No, you're looking at it from a consumer point of view, not from a business point of view.

From a business point of view that's a lost sale. There are things they could do, in theory, to get the sale but it becomes a question of if it's still profitable to do those things. Regardless of that decision though it's still a lost sale, it's either calculated as an acceptable loss to revenue or an unexpected loss in revenue.

The acceptable loss is obvious, when the publisher would be losing too much to make the sale. The exact amount a book should sell for isn't a debate we should bother with since this forum is already plagued by those from time to time, but the actual specific figure isn't needed here. We just need to know that the sale price X has to be higher than the loss in profits price Y.

The unexpected loss is any loss they do not account for in their projections. Which can be made up of numerous factors, we really do not need to get into the details on. Library borrows are one, but certainly not the only one.

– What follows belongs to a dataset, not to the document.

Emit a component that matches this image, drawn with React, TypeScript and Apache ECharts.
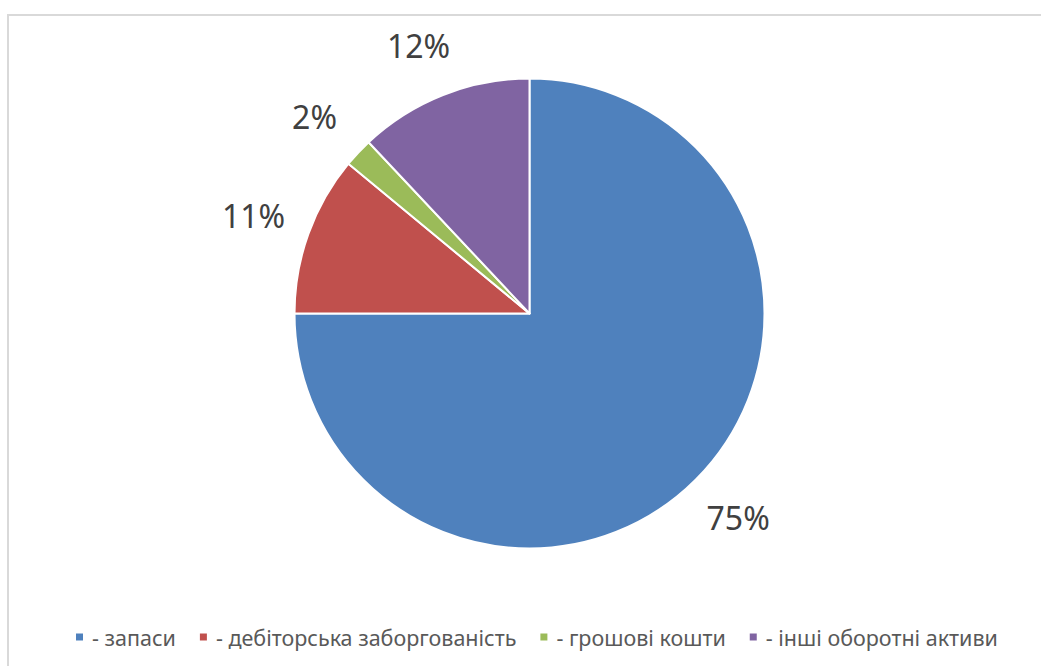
import React, { useEffect, useRef } from "react";
import * as echarts from "echarts";

const categories = ["- запаси", "- дебіторська заборгованість", "- грошові кошти", "- інші оборотні активи"];
const values = [75, 11, 2, 12];
const colors = ["#4F81BD", "#C0504D", "#9BBB59", "#8064A2"];

export default function App() {
  const ref = useRef<HTMLDivElement>(null);
  useEffect(() => {
    if (!ref.current) return;
    const chart = echarts.init(ref.current, null, { renderer: "svg" });
    chart.setOption({
      animation: false,
      backgroundColor: "#ffffff",
      graphic: [
        {
          type: "rect",
          shape: { x: 8, y: 15, width: 1100, height: 700 },
          style: { fill: "none", stroke: "#d9d9d9", lineWidth: 2 },
          silent: true,
        },
      ],
      legend: {
        top: 621,
        left: 69,
        icon: "rect",
        itemWidth: 9,
        itemHeight: 9,
        itemGap: 22,
        textStyle: { color: "#595959", fontSize: 21.5, fontFamily: "Noto Sans", padding: [0, 0, 0, 3] },
        data: categories,
      },
      series: [
        {
          type: "pie",
          center: [529.5, 313.5],
          radius: 235,
          startAngle: 90,
          clockwise: true,
          avoidLabelOverlap: false,
          itemStyle: { borderColor: "#ffffff", borderWidth: 2 },
          label: {
            show: true,
            position: "outside",
            formatter: "{d}%",
            fontSize: 32,
            color: "#404040",
            fontFamily: "Noto Sans",
          },
          labelLine: { show: false, length: 53, length2: 0 },
          labelLayout: (p: any) => {
            const w = p.labelRect.width;
            return { dx: p.align === "left" ? -w / 2 : p.align === "right" ? w / 2 : 0 };
          },
          data: categories.map((c, i) => ({ name: c, value: values[i], itemStyle: { color: colors[i] } })),
        },
      ],
    });
    return () => chart.dispose();
  }, []);
  return <div ref={ref} style={{ position: "fixed", left: 0, top: 0, width: 1041, height: 666 }} />;
}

And yes this is a simplification of the whole ordeal, if you recall I wanted to try and avoid getting into the nitty gritty of this because it's largely irrelevant. The point is the publisher sees the libraries lending out multiple licenses of new books within 90s days as a potential loss in revenue, which is caused by loss of sales. They are counting on the people who can be swayed to buy, but don't for a second assume they have not factored in the people who refuse to buy, as lost sales. Those become acceptable because they'd either need to reduce the price of the book to Y or provide some other incentive which would effectively reduce X to Y for the particular book.